◆ **Supplied material**
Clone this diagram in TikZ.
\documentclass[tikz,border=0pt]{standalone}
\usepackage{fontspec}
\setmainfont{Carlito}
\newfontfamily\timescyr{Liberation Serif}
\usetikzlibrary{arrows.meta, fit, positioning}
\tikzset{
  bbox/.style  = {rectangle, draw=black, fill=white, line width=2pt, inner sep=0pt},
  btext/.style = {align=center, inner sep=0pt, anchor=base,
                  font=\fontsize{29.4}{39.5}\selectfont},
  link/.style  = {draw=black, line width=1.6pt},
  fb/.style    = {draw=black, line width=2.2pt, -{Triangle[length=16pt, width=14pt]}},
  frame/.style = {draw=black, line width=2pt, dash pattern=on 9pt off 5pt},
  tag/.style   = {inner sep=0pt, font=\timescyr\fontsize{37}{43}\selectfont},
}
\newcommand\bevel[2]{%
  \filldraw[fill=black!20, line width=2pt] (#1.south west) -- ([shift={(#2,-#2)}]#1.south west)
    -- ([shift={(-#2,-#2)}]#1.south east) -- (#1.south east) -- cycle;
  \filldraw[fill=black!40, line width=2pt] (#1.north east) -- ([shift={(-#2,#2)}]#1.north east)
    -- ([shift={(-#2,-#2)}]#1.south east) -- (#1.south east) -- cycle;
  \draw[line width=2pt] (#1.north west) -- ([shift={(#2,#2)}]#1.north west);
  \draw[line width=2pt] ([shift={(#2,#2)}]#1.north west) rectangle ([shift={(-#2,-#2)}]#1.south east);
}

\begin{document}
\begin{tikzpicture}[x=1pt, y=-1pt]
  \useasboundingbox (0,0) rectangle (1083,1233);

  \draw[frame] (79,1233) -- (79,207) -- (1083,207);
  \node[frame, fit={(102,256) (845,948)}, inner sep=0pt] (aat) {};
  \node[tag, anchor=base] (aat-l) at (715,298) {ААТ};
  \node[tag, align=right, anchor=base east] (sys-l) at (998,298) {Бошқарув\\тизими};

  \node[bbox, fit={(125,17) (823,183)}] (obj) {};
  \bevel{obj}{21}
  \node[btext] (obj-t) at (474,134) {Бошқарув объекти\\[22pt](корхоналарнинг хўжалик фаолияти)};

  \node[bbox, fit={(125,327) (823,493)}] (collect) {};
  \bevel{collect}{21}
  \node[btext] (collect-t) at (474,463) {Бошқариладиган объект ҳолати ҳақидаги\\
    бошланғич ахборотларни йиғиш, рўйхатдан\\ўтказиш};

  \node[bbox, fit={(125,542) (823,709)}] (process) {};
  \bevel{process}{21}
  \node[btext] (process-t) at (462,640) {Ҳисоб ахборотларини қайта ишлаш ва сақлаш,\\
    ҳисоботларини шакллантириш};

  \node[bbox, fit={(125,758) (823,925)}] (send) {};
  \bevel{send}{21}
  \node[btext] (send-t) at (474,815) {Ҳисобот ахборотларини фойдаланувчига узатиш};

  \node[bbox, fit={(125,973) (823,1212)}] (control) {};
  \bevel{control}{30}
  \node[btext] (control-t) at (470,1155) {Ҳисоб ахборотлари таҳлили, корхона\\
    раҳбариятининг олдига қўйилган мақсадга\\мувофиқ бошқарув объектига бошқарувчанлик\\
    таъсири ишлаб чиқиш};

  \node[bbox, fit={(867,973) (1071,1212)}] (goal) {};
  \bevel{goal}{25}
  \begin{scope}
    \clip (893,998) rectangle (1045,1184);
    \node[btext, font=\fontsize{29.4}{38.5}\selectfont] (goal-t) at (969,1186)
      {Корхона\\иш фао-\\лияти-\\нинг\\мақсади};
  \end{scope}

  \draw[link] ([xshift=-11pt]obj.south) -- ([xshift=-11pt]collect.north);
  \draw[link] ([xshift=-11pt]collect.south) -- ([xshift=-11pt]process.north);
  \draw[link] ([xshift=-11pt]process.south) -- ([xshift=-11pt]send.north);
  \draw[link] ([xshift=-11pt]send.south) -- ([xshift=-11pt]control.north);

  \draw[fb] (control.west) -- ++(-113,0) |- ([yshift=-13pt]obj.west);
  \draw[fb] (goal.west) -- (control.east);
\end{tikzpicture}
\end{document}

◆ **Goal**
From the listing above, reproduce all the lines exactly.

◆ **Written answer**
Clone this diagram in TikZ.
\documentclass[tikz,border=0pt]{standalone}
\usepackage{fontspec}
\setmainfont{Carlito}
\newfontfamily\timescyr{Liberation Serif}
\usetikzlibrary{arrows.meta, fit, positioning}
\tikzset{
  bbox/.style  = {rectangle, draw=black, fill=white, line width=2pt, inner sep=0pt},
  btext/.style = {align=center, inner sep=0pt, anchor=base,
                  font=\fontsize{29.4}{39.5}\selectfont},
  link/.style  = {draw=black, line width=1.6pt},
  fb/.style    = {draw=black, line width=2.2pt, -{Triangle[length=16pt, width=14pt]}},
  frame/.style = {draw=black, line width=2pt, dash pattern=on 9pt off 5pt},
  tag/.style   = {inner sep=0pt, font=\timescyr\fontsize{37}{43}\selectfont},
}
\newcommand\bevel[2]{%
  \filldraw[fill=black!20, line width=2pt] (#1.south west) -- ([shift={(#2,-#2)}]#1.south west)
    -- ([shift={(-#2,-#2)}]#1.south east) -- (#1.south east) -- cycle;
  \filldraw[fill=black!40, line width=2pt] (#1.north east) -- ([shift={(-#2,#2)}]#1.north east)
    -- ([shift={(-#2,-#2)}]#1.south east) -- (#1.south east) -- cycle;
  \draw[line width=2pt] (#1.north west) -- ([shift={(#2,#2)}]#1.north west);
  \draw[line width=2pt] ([shift={(#2,#2)}]#1.north west) rectangle ([shift={(-#2,-#2)}]#1.south east);
}

\begin{document}
\begin{tikzpicture}[x=1pt, y=-1pt]
  \useasboundingbox (0,0) rectangle (1083,1233);

  \draw[frame] (79,1233) -- (79,207) -- (1083,207);
  \node[frame, fit={(102,256) (845,948)}, inner sep=0pt] (aat) {};
  \node[tag, anchor=base] (aat-l) at (715,298) {ААТ};
  \node[tag, align=right, anchor=base east] (sys-l) at (998,298) {Бошқарув\\тизими};

  \node[bbox, fit={(125,17) (823,183)}] (obj) {};
  \bevel{obj}{21}
  \node[btext] (obj-t) at (474,134) {Бошқарув объекти\\[22pt](корхоналарнинг хўжалик фаолияти)};

  \node[bbox, fit={(125,327) (823,493)}] (collect) {};
  \bevel{collect}{21}
  \node[btext] (collect-t) at (474,463) {Бошқариладиган объект ҳолати ҳақидаги\\
    бошланғич ахборотларни йиғиш, рўйхатдан\\ўтказиш};

  \node[bbox, fit={(125,542) (823,709)}] (process) {};
  \bevel{process}{21}
  \node[btext] (process-t) at (462,640) {Ҳисоб ахборотларини қайта ишлаш ва сақлаш,\\
    ҳисоботларини шакллантириш};

  \node[bbox, fit={(125,758) (823,925)}] (send) {};
  \bevel{send}{21}
  \node[btext] (send-t) at (474,815) {Ҳисобот ахборотларини фойдаланувчига узатиш};

  \node[bbox, fit={(125,973) (823,1212)}] (control) {};
  \bevel{control}{30}
  \node[btext] (control-t) at (470,1155) {Ҳисоб ахборотлари таҳлили, корхона\\
    раҳбариятининг олдига қўйилган мақсадга\\мувофиқ бошқарув объектига бошқарувчанлик\\
    таъсири ишлаб чиқиш};

  \node[bbox, fit={(867,973) (1071,1212)}] (goal) {};
  \bevel{goal}{25}
  \begin{scope}
    \clip (893,998) rectangle (1045,1184);
    \node[btext, font=\fontsize{29.4}{38.5}\selectfont] (goal-t) at (969,1186)
      {Корхона\\иш фао-\\лияти-\\нинг\\мақсади};
  \end{scope}

  \draw[link] ([xshift=-11pt]obj.south) -- ([xshift=-11pt]collect.north);
  \draw[link] ([xshift=-11pt]collect.south) -- ([xshift=-11pt]process.north);
  \draw[link] ([xshift=-11pt]process.south) -- ([xshift=-11pt]send.north);
  \draw[link] ([xshift=-11pt]send.south) -- ([xshift=-11pt]control.north);

  \draw[fb] (control.west) -- ++(-113,0) |- ([yshift=-13pt]obj.west);
  \draw[fb] (goal.west) -- (control.east);
\end{tikzpicture}
\end{document}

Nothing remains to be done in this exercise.